Across the city, the Department of Education has hired approximately 70 talent coaches like Barros — at a starting salary of $97,199, according to a job posting — to teach principals about the city's controversial new teacher evaluation system. The salaries are being paid using a federal Race to the Top grant, DOE officials said.

Coaches like Barros — a former teacher and principal herself — visit two schools a day to provide professional development for principals and help hone their observational skills.

“This is what I see Rex Ryan doing with the Jets," David Weiner, a deputy schools chancellor, said in a phone interview, noting the "granular level of information" they discuss when working with principals. “The talent coaches really are rock stars." 

The DOE first introduced talent coaches two years ago, starting with 20 schools and three talent coaches. There were 50 coaches at 300 schools last year, and the DOE took the program citywide this year, Weiner said.

The talent coaches help ensure there’s consistency across the school system on how teachers are being graded, he said, noting that some of the high-poverty schools in the pilot saw “far more growth” in their teacher performance than others.

Unlike the old pass/fail evaluations — which did not distinguish between gifted educators and those that were merely OK — the new evaluations focus on identifying teachers' specific strengths and weaknesses and helping them improve, Weiner said. And rather than one observation per year, school administrators must now observe each teacher either for one 45-minute period and three 15-minute periods, or for six 15-minute blocks.

“For the first couple of months, it’s hard for principals to understand the rubric,” Weiner acknowledged. But by the winter, most of the schools in the pilot had become more comfortable with it, he said.

Under the new evaluation system, administrators note the teacher's performance on 22 different criteria, and the results of that observation make up 60 percent of the teacher's overall grade.

It's a shift from the former teacher evaluation system, which was in place for 80 years, and involved just one 40-minute observation.

The new system judges each teacher based on more detailed criteria outlined by education expert Charlotte Danielson, an Oxford-trained economist who runs a Princeton, N.J.-based education consulting firm.

Danielson created a description for “highly effective” teaching more than 15 years ago, including categories such as "setting instructional outcomes" and "using questioning and discussion techniques." The framework is now being used in schools across the nation.

At P.S. 107, the new evaluation system has meant more paperwork for Litwack and more time devoted to conducting observations of the school's 37 teachers and then giving feedback, which she or her assistant principal do within two days of watching a lesson.

She acknowledged that she was able to focus on the observations because the “building was running well” at the moment, rather than facing such crises as “out-of-control” students.

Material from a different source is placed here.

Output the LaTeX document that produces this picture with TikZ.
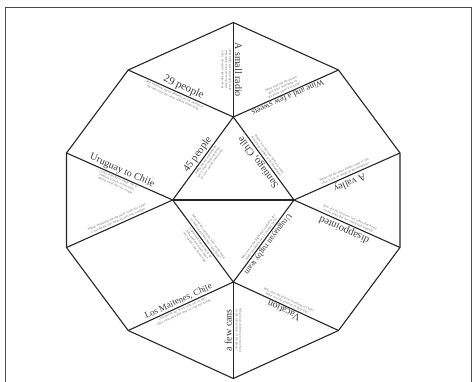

Still, she said it was well worth the work if it means improving the quality of instruction.

“It’s the most important thing,” said Litwack, who is trying to get her teachers to foster more group discussions in response to Danielson's rubric.

The observations are just one piece of the new teacher evaluation system that the state imposed on New York City earlier this year after the United Federation of Teachers union could not agree on an evaluation system with the city's Department of Education.

In addition to observations, the teacher evaluations are also based on students' state test scores — some of them in subjects that the teachers do not even teach.

Teachers who receive two "ineffective" ratings in a row could be fired.

The UFT recently filed 17 grievances over the implementation of the new evaluation system, including complaints that the administrators observing the teachers were disrupting the lessons, GothamSchools reported.

Brooklyn College education professor David Bloomfield said he understood some of the concerns with the new evaluation system.

“The greatest burden for principals is figuring out how to get into all the classrooms they need to get into,” Bloomfield said. “Just the logistics of the observations from a time management perspective is proving exceedingly difficult.”